Where this design really falters however, is through cooperative play. When players in a party are all within a limited level range (~3-5), the system works as intended. Nobody is outside the enemy range, so nobody is left out. When one player is not within this range however, the issues become evident.
Since we can’t assume players play through their entire time with the game with others, we can assume there is always some level, and quest progression, inequality. Because of the XP reduction decision, it de-incentivizes playing through optional side quests that you, or your friends, may be too high level for.
For a game that does cooperative play so well (quick view of friends online and what quest they are working on, very easy to actually join friends game, solid UI feedback in and out of games, etc) this seems like a decision that is at odds with their vision.

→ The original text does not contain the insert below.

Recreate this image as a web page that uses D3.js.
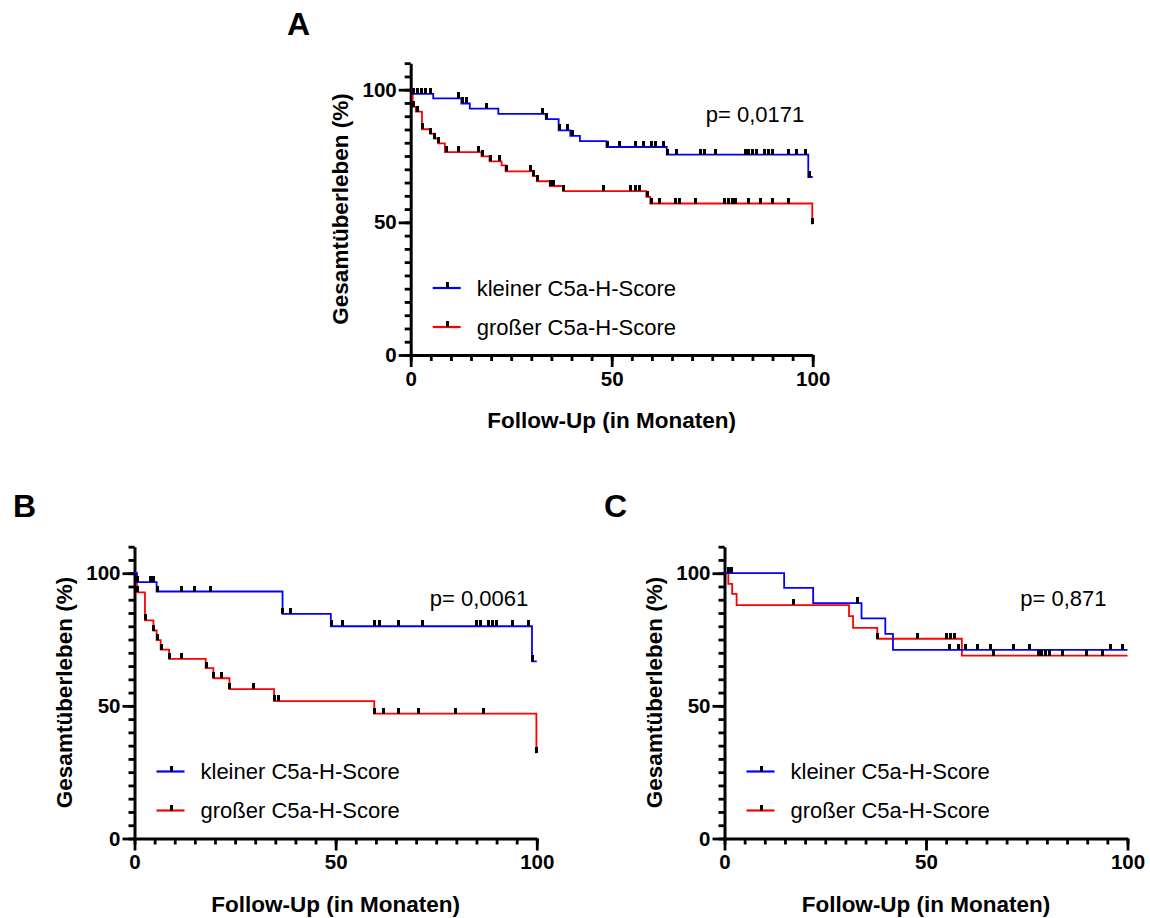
<!DOCTYPE html>
<html>
<head>
<meta charset="utf-8">
<script src="https://cdn.jsdelivr.net/npm/d3@7"></script>
<style>
  body { margin: 0; background: #fff; }
  svg text { font-family: "Liberation Sans", Arial, sans-serif; fill: #000; }
</style>
</head>
<body>
<svg id="chart" width="1150" height="918"></svg>
<script>
// DATA: Kaplan-Meier steps [months, survival %] and censored times (months)
const aKleinSteps = [[0,100],[0.6,98.4],[5.6,96.7],[12.6,94.8],[14.7,92.9],[21.8,90.9],[33.6,88.9],[36.8,84.7],[39.7,82.6],[42.1,80.6],[48.7,78.4],[63.7,75.5],[98.9,67.1]];
const aKleinCensor = [0.8,1.7,2.7,3.7,5.0,11.8,12.9,13.8,18.9,32.8,33.9,37.0,38.9,40.3,48.9,51.9,55.9,57.9,59.9,61.0,62.8,63.9,66.0,72.0,73.0,75.9,83.2,84.0,85.1,86.1,88.0,89.0,90.0,94.0,96.0,98.1,99.1];
const aGrossSteps = [[0,100],[0.5,93.5],[1.3,91.7],[2.8,85.1],[4.9,83.4],[5.9,81.6],[6.8,79.8],[8.5,76.5],[17.6,74.9],[19.6,73.0],[22.6,71.5],[23.6,69.2],[30.4,67.4],[31.4,65.5],[34.6,63.7],[37.9,61.8],[58.6,59.6],[59.6,57.1],[99.9,49.5]];
const aGrossCensor = [0.7,1.7,2.9,5.0,6.0,6.9,8.8,11.8,16.8,17.8,19.8,22.0,23.8,29.7,30.6,31.6,34.8,35.6,38.0,47.9,54.8,55.9,56.9,58.8,59.8,61.8,65.8,66.8,70.9,78.0,79.0,80.0,80.9,84.0,86.9,90.0,94.0,100];

const bKleinSteps = [[0,100],[0.6,96.6],[5.5,93.1],[36.8,84.7],[48.8,80.0],[98.8,66.8]];
const bKleinCensor = [0.7,3.9,4.8,5.6,11.8,14.8,18.8,36.9,38.9,48.9,51.8,59.7,60.8,65.7,71.7,85.0,86.0,87.9,89.0,90.0,93.9,97.9,98.9];
const bGrossSteps = [[0,100],[0.6,92.8],[2.6,82.2],[4.7,78.4],[5.5,74.8],[6.5,71.2],[8.6,67.7],[17.7,64.2],[19.6,60.4],[23.6,56.3],[34.7,51.8],[59.6,47.1],[99.9,32.4]];
const bGrossCensor = [0.7,2.7,4.8,5.6,6.6,8.7,11.8,17.8,19.7,21.7,23.7,29.7,34.8,35.8,59.7,61.8,65.7,70.6,79.8,86.8,100];

const cKleinSteps = [[0,100],[14.8,94.5],[22.0,88.7],[34.0,83.0],[39.9,77.1],[41.8,71.1]];
const cKleinCensor = [0.95,1.8,33.0,55.9,58.0,59.9,62.9,65.9,71.8,75.7,95.9,98.8];
const cGrossSteps = [[0,100],[0.95,96.0],[1.9,92.2],[3.0,88.0],[30.9,83.8],[31.9,79.4],[37.9,75.3],[58.9,68.9]];
const cGrossCensor = [17.1,38.0,47.8,55.1,56.1,57.0,66.8,77.8,78.7,79.7,80.7,83.8,89.8,93.9];

const panelLetters = ['A', 'B', 'C'];
const pValues = ['p= 0,0171', 'p= 0,0061', 'p= 0,871'];
const legendLabels = ['kleiner C5a-H-Score', 'großer C5a-H-Score'];
const xMajorTicks = [0, 50, 100];
const yMajorTicks = [0, 50, 100];
const xTitle = 'Follow-Up (in Monaten)';
const yTitle = 'Gesamtüberleben (%)';

const BLUE = '#0000ff', RED = '#ff0000';

let svg = d3.select('#chart');
svg.append('rect').attr('width', 1150).attr('height', 918).attr('fill', '#fff');

// panel frames (pixel placement of the axes)
const panels = [
    { letter: 0, lx: 287, ly: 35, x0: 410.7, x1: 812.7, y0: 355, kl: aKleinSteps, kc: aKleinCensor, gl: aGrossSteps, gc: aGrossCensor },
    { letter: 1, lx: 13, ly: 517, x0: 134.5, x1: 536.8, y0: 838.5, kl: bKleinSteps, kc: bKleinCensor, gl: bGrossSteps, gc: bGrossCensor },
    { letter: 2, lx: 604, ly: 517, x0: 724.5, x1: 1127.5, y0: 838.5, kl: cKleinSteps, kc: cKleinCensor, gl: cGrossSteps, gc: cGrossCensor }
];

// survival level at time t (after any drop at t)
function levelAt(steps, t) {
    let v = steps[0][1];
    for (let s of steps) { if (s[0] <= t) v = s[1]; }
    return v;
}

function drawPanel(p) {
    let x = d3.scaleLinear().domain([0, 100]).range([p.x0, p.x1]);
    let y = d3.scaleLinear().domain([0, 100]).range([p.y0, p.y0 - 265.3]);
    let g = svg.append('g');

    g.append('text')
        .attr('x', p.lx).attr('y', p.ly)
        .style('font-size', '32px').style('font-weight', 'bold')
        .text(panelLetters[p.letter]);

    // axes: minor ticks every 5, major ticks labelled
    let minorX = d3.range(0, 101, 5), minorY = d3.range(0, 111, 5);
    let xMinor = g.append('g').attr('transform', 'translate(0,' + p.y0 + ')')
        .call(d3.axisBottom(x).tickValues(minorX).tickSize(6).tickSizeOuter(0).tickFormat(''));
    let xMajor = g.append('g').attr('transform', 'translate(0,' + p.y0 + ')')
        .call(d3.axisBottom(x).tickValues(xMajorTicks).tickSize(12).tickSizeOuter(0).tickPadding(4));
    let yMinor = g.append('g').attr('transform', 'translate(' + p.x0 + ',0)')
        .call(d3.axisLeft(y.copy().domain([0, 110]).range([p.y0, y(110)])).tickValues(minorY).tickSize(6).tickSizeOuter(0).tickFormat(''));
    let yMajor = g.append('g').attr('transform', 'translate(' + p.x0 + ',0)')
        .call(d3.axisLeft(y).tickValues(yMajorTicks).tickSize(12).tickSizeOuter(0).tickPadding(2));
    [xMinor, xMajor, yMinor, yMajor].forEach(a => {
        a.selectAll('path.domain').attr('stroke', '#000').attr('stroke-width', 3);
        a.selectAll('.tick line').attr('stroke', '#000').attr('stroke-width', 2.8);
        a.selectAll('.tick text').style('font-size', '20.5px').style('font-weight', 'bold')
            .style('font-family', '"Liberation Sans", Arial, sans-serif');
    });
    yMajor.select('path.domain').remove();
    xMajor.select('path.domain').remove();

    // axis titles
    g.append('text')
        .attr('x', (p.x0 + p.x1) / 2).attr('y', p.y0 + 73)
        .attr('text-anchor', 'middle')
        .style('font-size', '22.5px').style('font-weight', 'bold')
        .text(xTitle);
    g.append('text')
        .attr('transform', 'translate(' + (p.x0 - 62.5) + ',' + (p.y0 - 146) + ') rotate(-90)')
        .attr('text-anchor', 'middle')
        .style('font-size', '22.5px').style('font-weight', 'bold')
        .text(yTitle);

    // curves
    let line = d3.line()
        .x(d => x(d[0]))
        .y(d => y(d[1]))
        .curve(d3.curveStepAfter);
    let series = [
        { steps: p.gl, censor: p.gc, color: RED },
        { steps: p.kl, censor: p.kc, color: BLUE }
    ];
    series.forEach(s => {
        let pts = s.steps.concat([[100, s.steps[s.steps.length - 1][1]]]);
        g.append('path')
            .datum(pts)
            .attr('fill', 'none')
            .attr('stroke', s.color)
            .attr('stroke-width', 1.8)
            .attr('d', line);
    });
    series.forEach(s => {
        g.selectAll(null)
            .data(s.censor)
            .enter()
            .append('rect')
            .attr('x', d => Math.round(x(d) - 1.5))
            .attr('y', d => Math.round(y(levelAt(s.steps, d)) - 6))
            .attr('width', 3)
            .attr('height', 6)
            .attr('fill', '#000');
    });

    // p-value
    g.append('text')
        .attr('x', x(73.4)).attr('y', p.y0 - 233)
        .style('font-size', '22px')
        .text(pValues[p.letter]);

    // legend
    [BLUE, RED].forEach((c, i) => {
        let ly = p.y0 - 67 + i * 39;
        g.append('line')
            .attr('x1', p.x0 + 22).attr('x2', p.x0 + 50)
            .attr('y1', ly).attr('y2', ly)
            .attr('stroke', c).attr('stroke-width', 2.2);
        g.append('rect')
            .attr('x', Math.round(p.x0 + 35)).attr('y', Math.round(ly - 6))
            .attr('width', 3).attr('height', 6)
            .attr('fill', '#000');
        g.append('text')
            .attr('x', p.x0 + 66).attr('y', ly + 7.5)
            .style('font-size', '22px')
            .text(legendLabels[i]);
    });
}

panels.forEach(drawPanel);
</script>
</body>
</html>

Why don’t more games adopt a ‘we’ll give you rewards based on where you are at’ philosophy? It seems to have serious advantages: Difficulty could be more controlled and provide a greater means to deliver the player into a state of flow. They could always be fed incremental improvements to strengthen their attachment loop to the game. ‘Balance’ seems easier to control.
Why do so many games still subscribe to the Borderlands formula rather than a more ‘tailored’ approach? Surprise plays a key role in feeding the drive to want to play more and ‘get that next great weapon’. Knowing what’s coming next puts a tax on player immersion. Players won’t be surprised by a steady, controlled stream of +2% weapons, even if their character is getting better. ‘Sameness’ is always your enemy. You need a surprise element. In this type of game, that often means a big power increase.
Providing big power increases are a strong way to keep players engaged into the next zone, but they can sometimes become like a sugar rush: they quickly wear off and another must be provided in their place. Also, at some point the power increases will be too much for your mechanics, balancing and content offering: you won’t be able to keep up a quick enough pace.
What philosophy should be followed?
It obviously depends on your game vision, but neither of these approaches should be ignored when designing a game’s itemization rules. How a game blends these 2 disparate philosophies has a large impact on how a game’s item engagement is viewed, because so much of what makes this fun is the way rewards are balanced for surprise and consistency.